Saturday, January 2, 2010

A Whole Year. And Thicker Skin.

Well, we've been at this for a year now. The adoption process, that is. We both thought we'd be traveling to Nepal over the holidays in 2009, and be home in early 2010 with our baby. That was based on not only our gut feelings, but on expectations that were set for us.

Although we were prepared for a wait, and had been advised of the risks involved with international adoption, I don't think either of us would have expected this last year to be what it has been. The news and movement has been so little - that we can't help but be a bit down and saddened. While we've put the day when we'll meet our baby out of our immediate minds (not buying baby things, preparing the room, nor talking much about it), I don't think an hour goes by when I don't think of it.
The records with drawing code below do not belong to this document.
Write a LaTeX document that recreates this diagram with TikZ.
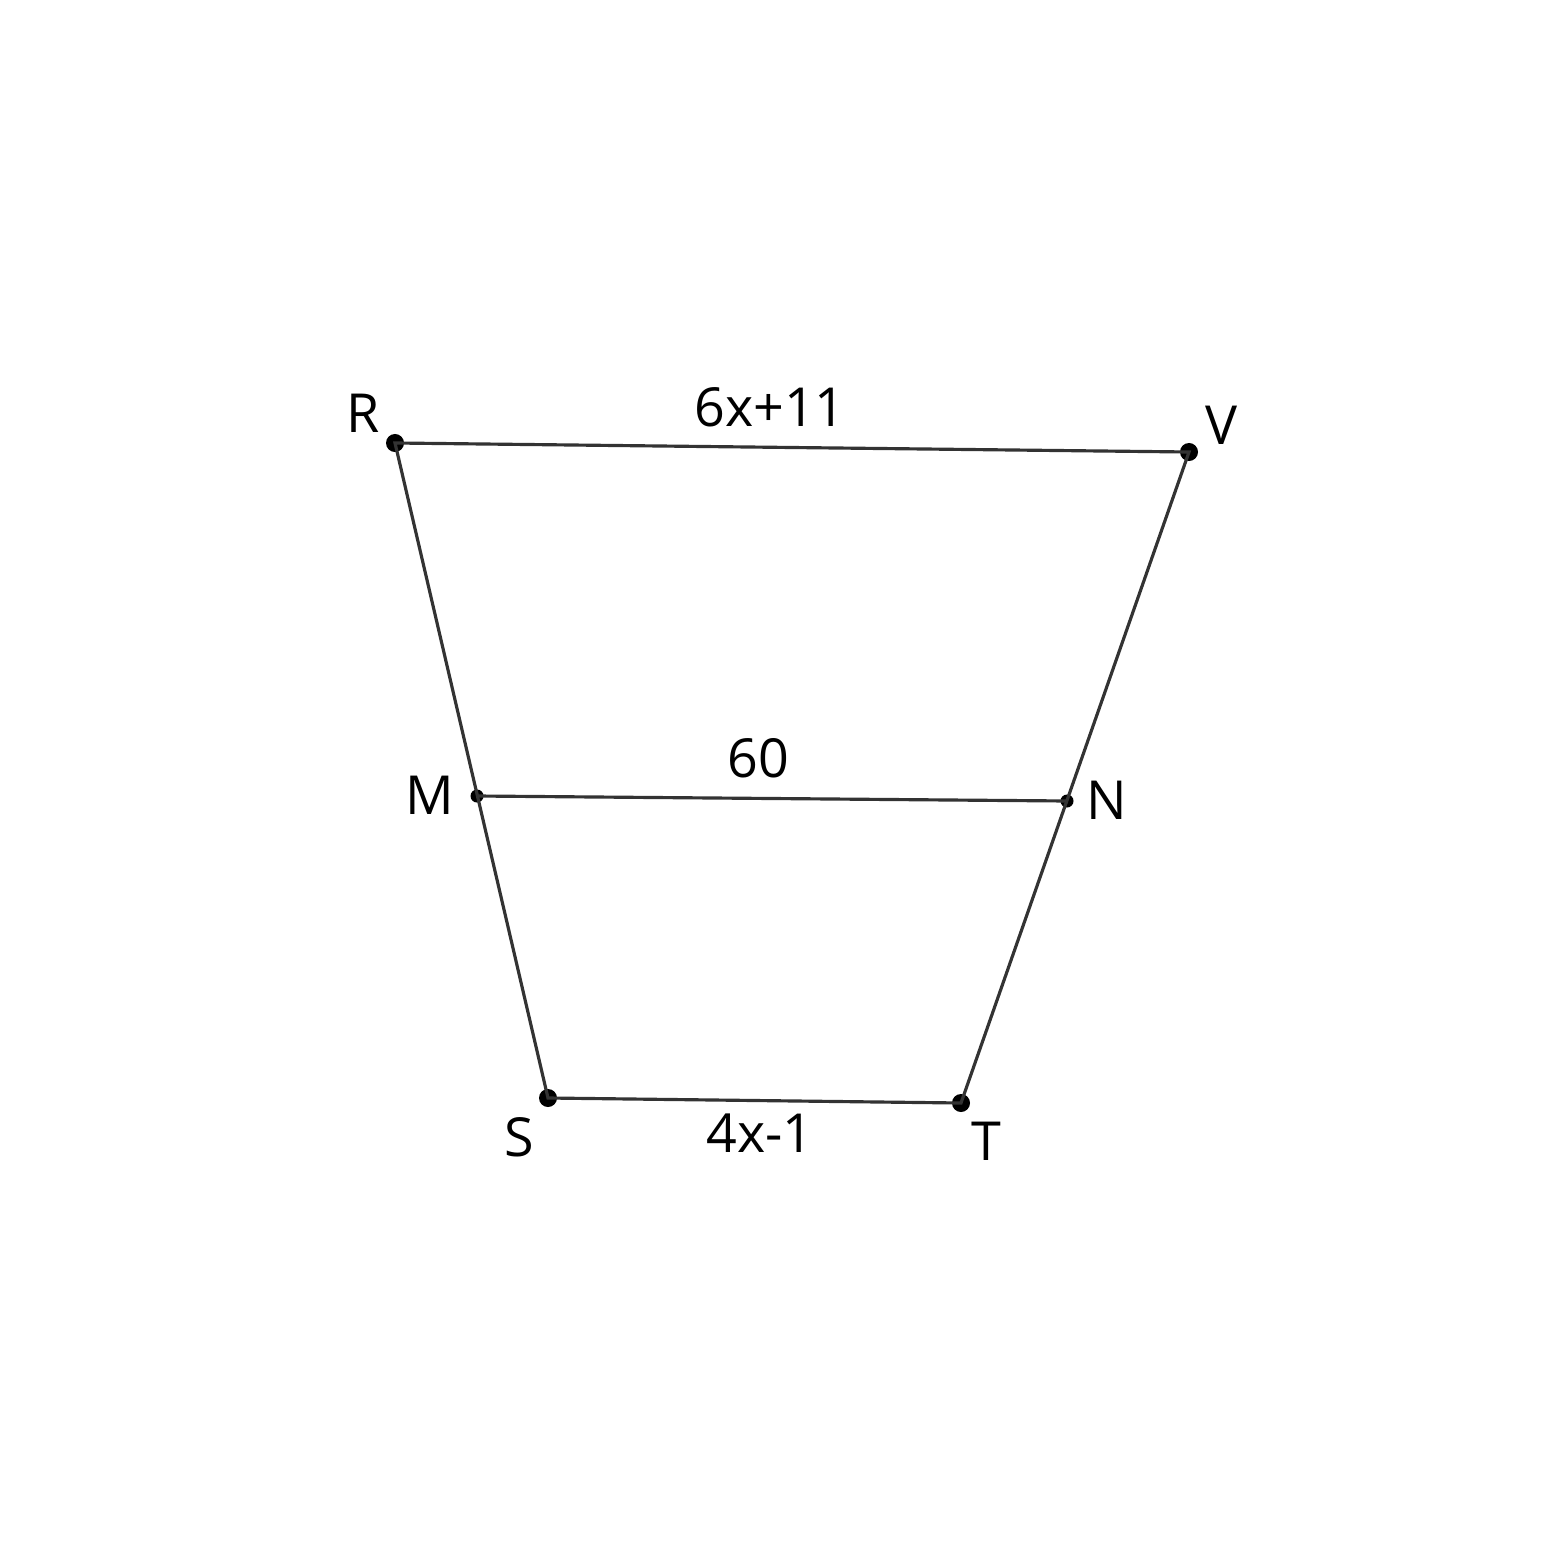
\documentclass[tikz,border=0pt]{standalone}
\usepackage{fontspec}
\setmainfont{Open Sans}
\usepackage{tikz}
\usetikzlibrary{positioning}
\definecolor{tzline}{HTML}{333333}
\tikzset{
  tzedge/.style={draw=tzline, line width=0.9pt},
  tzdot/.style={circle, fill=black, inner sep=0pt, minimum size=1.8mm},
  tzsmalldot/.style={circle, fill=black, inner sep=0pt, minimum size=1.3mm},
  tzlabel/.style={font=\fontsize{15.3}{18}\selectfont, inner sep=0pt},
}
\begin{document}
\begin{tikzpicture}[x=0.01cm, y=-0.01cm]
  \useasboundingbox (0,0) rectangle (1546,1546);
  \node[tzdot] (R) at (395,443) {};
  \node[tzdot] (V) at (1189,452) {};
  \node[tzsmalldot] (M) at (477,796) {};
  \node[tzsmalldot] (N) at (1067,801) {};
  \node[tzdot] (S) at (548,1098) {};
  \node[tzdot] (T) at (961,1103) {};

  \draw[tzedge] (R.center) -- (V.center) -- (T.center) -- (S.center) -- cycle;
  \draw[tzedge] (M.center) -- (N.center);

  \node[tzlabel] (lR) at (363,413) {R};
  \node[tzlabel] (lV) at (1221,425) {V};
  \node[tzlabel] (lM) at (430,795) {M};
  \node[tzlabel] (lN) at (1107,800) {N};
  \node[tzlabel] (lS) at (519,1137) {S};
  \node[tzlabel] (lT) at (986,1141) {T};
  \node[tzlabel] (top) at (770,407) {6x+11};
  \node[tzlabel] (mid) at (758,758) {60};
  \node[tzlabel] (bot) at (760,1133) {4x-1};
\end{tikzpicture}
\end{document}
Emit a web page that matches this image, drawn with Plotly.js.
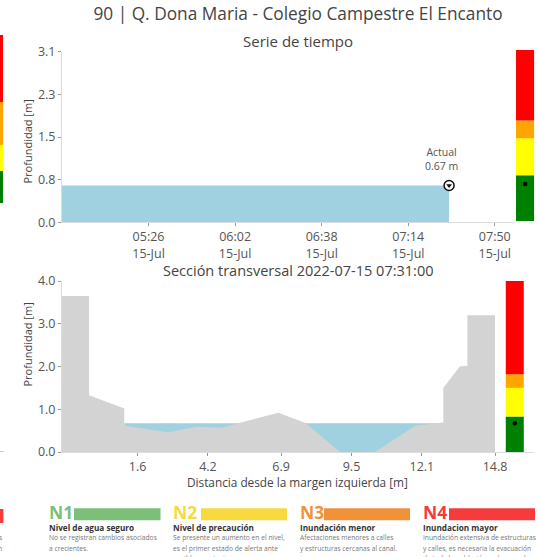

But, in my life I've seen things happen that I never would have expected, nor did I see coming. We are where we are - and that is in complete and total unknowing. And I can't help but wonder what's in store for us. I sure hope it's a family... but that seems so incredibly far away right now.

Namaste.

3 comments:

Heather said...

just a note to let you know i've been following your blog for a few months now as my husband and I consider international adoption (we have no children) ourselves.

i admire your patience and enjoy your updates - even when it's just to say there's not much to say. look forward to what 2010 brings you - may it be your child!

OzCan Adventures said...

Hi. My name is Stacey and my family and I are just embarking on our Nepal adoption journey. I was so happy to find your blog. (My husband is a very private soul and does not like to share our process, So it helps me to read about yours). It saddens me to see your pain though. The waiting and not knowing is such a challenge, one I am not sure how we are going to handle ourselves. We have two biological boys who are very excited at the prospect of a little sister. They want to know why we can't go and get her right now. It is difficult to explain, even to myself. I wish you all the best for this coming year and hope to hear that you have your beautiful baby in your loving arms soon. Namaste.

Demori Kennedy said...

We've decided to end the Nepal adoption journey. I just don't think that I can go through it, honestly. We've rescheduled our fingerprinting appointment with USCIS three times in the hope that better news would break, but it has not. One thing I'd like to say to those who already have children. Please consider that Nepal only takes 10 applications per year from each agency. There are those who have no children and they have chosen international adoption from Nepal as their means to a family. Can you just consider that you've already been blessed and let the people without children get in line ahead of you, please?